** WORK TO BE COMPLETED **
Without the pictures, reproduce the records that follow exactly.
--- START OF TASK INPUT ---
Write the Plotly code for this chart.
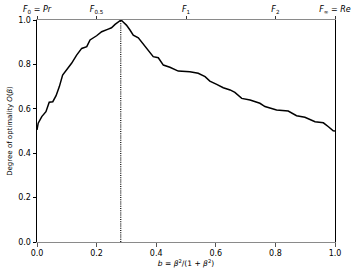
import plotly.graph_objects as go

b_vals = [0.0, 0.004, 0.016, 0.03, 0.041, 0.053, 0.064, 0.075, 0.086, 0.10, 0.116, 0.133,
          0.15, 0.167, 0.178, 0.20, 0.217, 0.239, 0.25, 0.262, 0.272, 0.279, 0.282,
          0.29, 0.30, 0.312, 0.323, 0.34, 0.357, 0.374, 0.39, 0.407, 0.424, 0.446,
          0.474, 0.513, 0.541, 0.564, 0.58, 0.603, 0.625, 0.648, 0.664, 0.687, 0.715,
          0.748, 0.765, 0.804, 0.843, 0.871, 0.899, 0.933, 0.961, 0.978, 0.994, 1.0]
opt_vals = [0.505, 0.535, 0.565, 0.587, 0.63, 0.632, 0.659, 0.70, 0.752, 0.775, 0.805, 0.842,
            0.872, 0.88, 0.91, 0.929, 0.947, 0.959, 0.965, 0.98, 0.99, 0.997, 1.0,
            0.99, 0.977, 0.955, 0.932, 0.92, 0.89, 0.865, 0.835, 0.83, 0.797, 0.787,
            0.77, 0.767, 0.76, 0.745, 0.725, 0.71, 0.695, 0.685, 0.674, 0.647, 0.64,
            0.625, 0.61, 0.595, 0.59, 0.569, 0.562, 0.542, 0.537, 0.519, 0.501, 0.50]
peak_b = 0.281
x_ticks = [0.0, 0.2, 0.4, 0.6, 0.8, 1.0]
y_ticks = [0.0, 0.2, 0.4, 0.6, 0.8, 1.0]
top_tickvals = [0.0, 0.2, 0.5, 0.8, 1.0]
top_ticktext = ["<i>F</i><sub>0</sub> = <i>Pr</i>", "<i>F</i><sub>0.5</sub>", "<i>F</i><sub>1</sub>",
                "<i>F</i><sub>2</sub>", "<i>F</i><sub>∞</sub> = <i>Re</i>"]

font = dict(family="DejaVu Sans", size=8, color="black")

fig = go.Figure()
fig.add_trace(go.Scatter(x=[peak_b, peak_b], y=[0, 1.0], mode="lines",
                         line=dict(color="black", width=1.2, dash="1px,1.2px"), showlegend=False))
fig.add_trace(go.Scatter(x=b_vals, y=opt_vals, mode="lines",
                         line=dict(color="black", width=1.5), showlegend=False))
fig.add_trace(go.Scatter(x=[0, 1], y=[0, 0], xaxis="x2", mode="lines",
                         line=dict(width=0), showlegend=False, hoverinfo="skip"))

fig.update_layout(
    width=357, height=276,
    margin=dict(l=37, r=22, t=20, b=34),
    plot_bgcolor="white", paper_bgcolor="white",
    font=font,
    xaxis=dict(range=[0, 1], tickvals=x_ticks, ticktext=[f"{v:.1f}" for v in x_ticks],
               showgrid=False, zeroline=False, showline=True, linecolor="#8a8a8a",
               linewidth=1.4, mirror=True, ticks="outside", ticklen=3.5, tickwidth=0.8,
               tickcolor="#555", tickfont=font, automargin=False,
               title=dict(text="<i>b</i> = <i>β</i><sup>2</sup>/(1 + <i>β</i><sup>2</sup>)",
                          font=dict(family="DejaVu Sans", size=7.5), standoff=0)),
    xaxis2=dict(range=[0, 1], overlaying="x", side="top", tickvals=top_tickvals,
                ticktext=top_ticktext, showgrid=False, zeroline=False, showline=False,
                ticks="outside", ticklen=3.5, tickwidth=0.8, tickcolor="#333", tickfont=font,
                automargin=False),
    yaxis=dict(range=[0, 1], tickvals=y_ticks, ticktext=[f"{v:.1f}" for v in y_ticks],
               showgrid=False, zeroline=False, showline=True, linecolor="black",
               linewidth=1, mirror=True, ticks="outside", ticklen=3.5, tickwidth=0.8,
               tickcolor="black", tickfont=font, automargin=False,
               title=dict(text="Degree of optimality <i>O</i>(<i>β</i>)",
                          font=dict(family="DejaVu Sans", size=7), standoff=4)),
)

fig.write_html("out.html", config={"displayModeBar": False},
               post_script="document.body.style.margin='0';")
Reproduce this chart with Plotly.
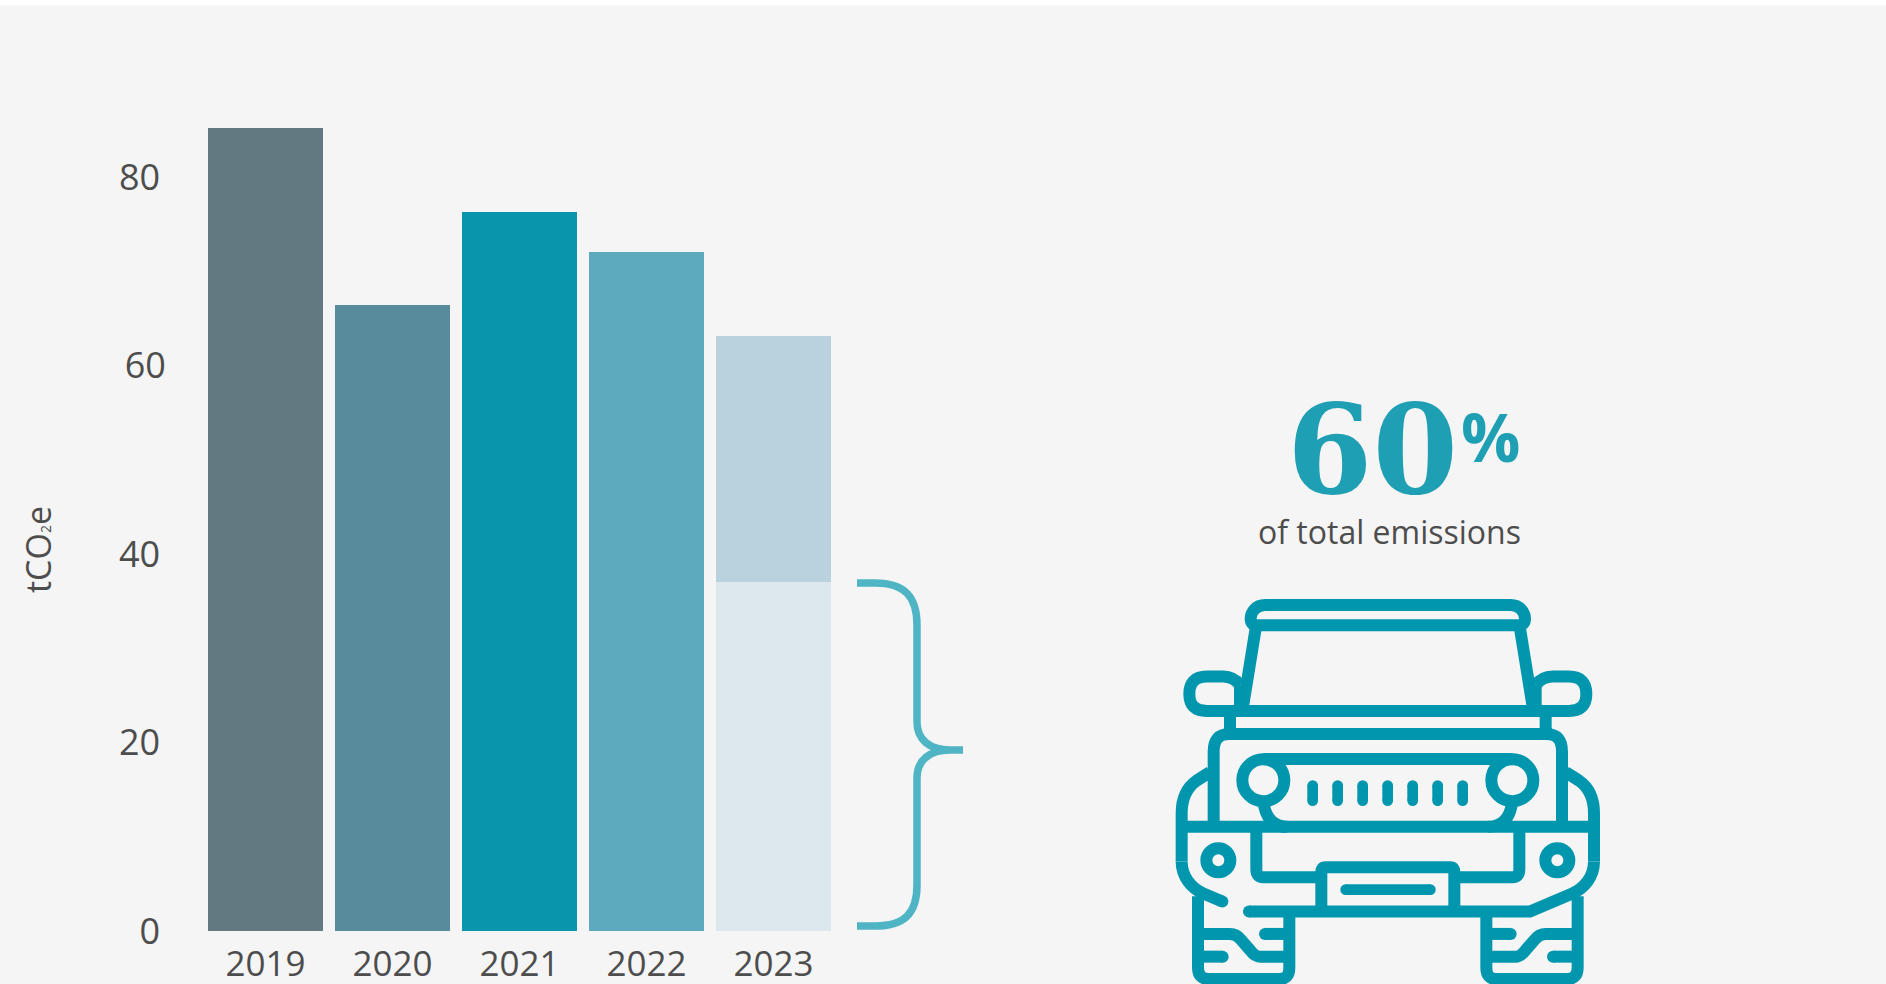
--- END OF TASK INPUT ---
** CORRECT ANSWER **
Write the Plotly code for this chart.
import plotly.graph_objects as go

b_vals = [0.0, 0.004, 0.016, 0.03, 0.041, 0.053, 0.064, 0.075, 0.086, 0.10, 0.116, 0.133,
          0.15, 0.167, 0.178, 0.20, 0.217, 0.239, 0.25, 0.262, 0.272, 0.279, 0.282,
          0.29, 0.30, 0.312, 0.323, 0.34, 0.357, 0.374, 0.39, 0.407, 0.424, 0.446,
          0.474, 0.513, 0.541, 0.564, 0.58, 0.603, 0.625, 0.648, 0.664, 0.687, 0.715,
          0.748, 0.765, 0.804, 0.843, 0.871, 0.899, 0.933, 0.961, 0.978, 0.994, 1.0]
opt_vals = [0.505, 0.535, 0.565, 0.587, 0.63, 0.632, 0.659, 0.70, 0.752, 0.775, 0.805, 0.842,
            0.872, 0.88, 0.91, 0.929, 0.947, 0.959, 0.965, 0.98, 0.99, 0.997, 1.0,
            0.99, 0.977, 0.955, 0.932, 0.92, 0.89, 0.865, 0.835, 0.83, 0.797, 0.787,
            0.77, 0.767, 0.76, 0.745, 0.725, 0.71, 0.695, 0.685, 0.674, 0.647, 0.64,
            0.625, 0.61, 0.595, 0.59, 0.569, 0.562, 0.542, 0.537, 0.519, 0.501, 0.50]
peak_b = 0.281
x_ticks = [0.0, 0.2, 0.4, 0.6, 0.8, 1.0]
y_ticks = [0.0, 0.2, 0.4, 0.6, 0.8, 1.0]
top_tickvals = [0.0, 0.2, 0.5, 0.8, 1.0]
top_ticktext = ["<i>F</i><sub>0</sub> = <i>Pr</i>", "<i>F</i><sub>0.5</sub>", "<i>F</i><sub>1</sub>",
                "<i>F</i><sub>2</sub>", "<i>F</i><sub>∞</sub> = <i>Re</i>"]

font = dict(family="DejaVu Sans", size=8, color="black")

fig = go.Figure()
fig.add_trace(go.Scatter(x=[peak_b, peak_b], y=[0, 1.0], mode="lines",
                         line=dict(color="black", width=1.2, dash="1px,1.2px"), showlegend=False))
fig.add_trace(go.Scatter(x=b_vals, y=opt_vals, mode="lines",
                         line=dict(color="black", width=1.5), showlegend=False))
fig.add_trace(go.Scatter(x=[0, 1], y=[0, 0], xaxis="x2", mode="lines",
                         line=dict(width=0), showlegend=False, hoverinfo="skip"))

fig.update_layout(
    width=357, height=276,
    margin=dict(l=37, r=22, t=20, b=34),
    plot_bgcolor="white", paper_bgcolor="white",
    font=font,
    xaxis=dict(range=[0, 1], tickvals=x_ticks, ticktext=[f"{v:.1f}" for v in x_ticks],
               showgrid=False, zeroline=False, showline=True, linecolor="#8a8a8a",
               linewidth=1.4, mirror=True, ticks="outside", ticklen=3.5, tickwidth=0.8,
               tickcolor="#555", tickfont=font, automargin=False,
               title=dict(text="<i>b</i> = <i>β</i><sup>2</sup>/(1 + <i>β</i><sup>2</sup>)",
                          font=dict(family="DejaVu Sans", size=7.5), standoff=0)),
    xaxis2=dict(range=[0, 1], overlaying="x", side="top", tickvals=top_tickvals,
                ticktext=top_ticktext, showgrid=False, zeroline=False, showline=False,
                ticks="outside", ticklen=3.5, tickwidth=0.8, tickcolor="#333", tickfont=font,
                automargin=False),
    yaxis=dict(range=[0, 1], tickvals=y_ticks, ticktext=[f"{v:.1f}" for v in y_ticks],
               showgrid=False, zeroline=False, showline=True, linecolor="black",
               linewidth=1, mirror=True, ticks="outside", ticklen=3.5, tickwidth=0.8,
               tickcolor="black", tickfont=font, automargin=False,
               title=dict(text="Degree of optimality <i>O</i>(<i>β</i>)",
                          font=dict(family="DejaVu Sans", size=7), standoff=4)),
)

fig.write_html("out.html", config={"displayModeBar": False},
               post_script="document.body.style.margin='0';")
Reproduce this chart with Plotly.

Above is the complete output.